When it comes to marketing techniques, some classic food logos stand out in my mind, like the Quaker Oats colonial man, the golden arches of McDonald’s, and the bolded white letters of Oreo. However, there are some food logos going beyond using visually catchy colors and text styles. Here is a list of some well-known food brands with hidden (and not-so-hidden) designs that are truly brilliant.

Tostitos

logos

Photo by Katie Walsh

This one is my favorite. Look at the two Ts in the middle of the bag—there are two figures sharing chips and dip together. This makes me want to become geometric and join them.

Baskin Robbins

logos

Photo courtesy of BaskinRobbins.com

Focus on the pink. Do you see the number 31? The 31 stands for the founders want for their customers to try a new flavor for every day of the month.

Toblerone

logos

Photo courtesy of stocklogos.com

Toblerone is a company from Zermatt, Switzerland, home to the Matterhorn Mountain and also known as the “City of Bears.” There is a cute little bear hidden in the mountain to represent this.

Milky Way

logos

Photo courtesy of wikipedia.org

I don’t know if you’ve noticed, but the light brown swirls look very similar to the Milky Way galaxy. Who knew candy could be so astronomical?

Hershey’s Kisses

logos

Photo courtesy of hershey.com

Turn your head to the left. Now look between the K and the I. There is an extra Kiss there, just for you.

Twix

logos

Photo courtesy of wikipedia.org

This is to update you on the new Twix logo. In the dot of the I, there are two little Twix bars. This new packaging goes along with the company’s left Twix/right Twix campaign, but to me, they look like chromosomes in metaphase (#science).

Krackel

logos

Photo courtesy of wikipedia.org

I’ll be honest—I never noticed this one because I’m usually focused on getting chocolate in my mouth, but I was fascinated when I realized this. Did you notice there is a thin crack across the middle of the entire logo?

3 Musketeers

logos

Photo courtesy of wikipedia.org

Another hidden/not-so-hidden logo here.

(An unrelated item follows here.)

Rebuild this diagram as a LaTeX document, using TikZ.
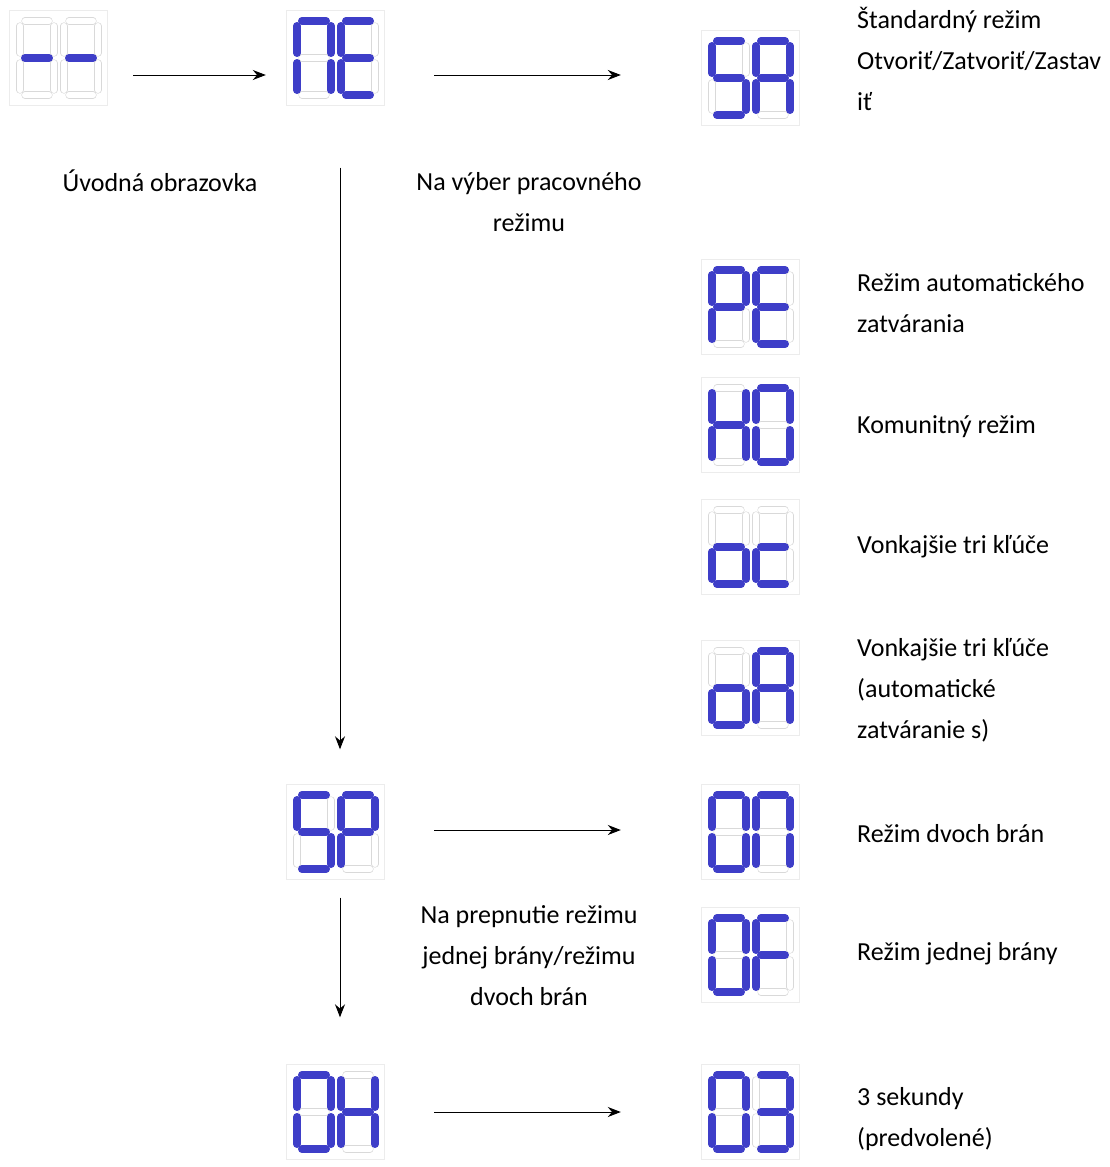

The 3 is on top of a blue shield, paying homage to the legendary Three Musketeers sword play. You’ll win, too, with this candy bar.

Orbit

logos

Photo courtesy of orbit.com

As you can see, the O is half dark and half light. Putting two and two together with the word “orbit,” it becomes clear that the logo symbolizes the day and night of Earth’s orbit around the sun.

Eclipse

logos

Photo courtesy of truthinadvertising.org

Okay, last scientific logo, I promise. First, focus on the dark circle in the middle of the package, and then look around the circle at the streaks of light. Yup, you got it, this logo is showing a solar eclipse. I love science and gum.

Burger King

logos

Photo courtesy of burgerking.com

The words “Burger King” are smack dab in the middle of two buns. Next time you’re driving down the highway and see the huge Burger King sign, you’ll also see that there is a hamburger floating in the air.

Subway

logos

Photo courtesy of wikipedia.com

This is one of the world’s most popular and instantly recognizable logos. While you are waiting in line for a sandwich/sub/hoagie/whatever you like to call them, take notice of the first letter and the last letter, which feature arrows. These symbolize the entrance and exit of a subway.

Jack In The Box

logos

Photo courtesy of 11points.com

Although their logo has since been updated, the last Jack in the Box logo had a hard-to-miss hidden symbol. Whether a religious connotation, a different meaning, or not intended at all, it’s easy to see a fish is made with the O and X.

Wendy’s

logos

Photo courtesy of wendys.com

In the collar of the Wendy’s girl, the word “mom” is spelled out. I don’t think this was intentional, but moms are the best, so I’m liking this fashion choice.

Coca-Cola

logos

Photo courtesy of creativity-online.com

Between the O and I, a white cross is created that is very similar to the flag of Denmark. This was an accidental coincidence by Coca-Cola, but a great marketing scheme in Denmark.

No Kid Hungry

logos

Photo courtesy of nokidhungry.org

This is a great cause and a great logo. Depending on how you see it, there are two pictures within the one logo. The apple core creates the the silhouette of a baby face on the right, and an older person’s face to the left. Pretty neat, huh?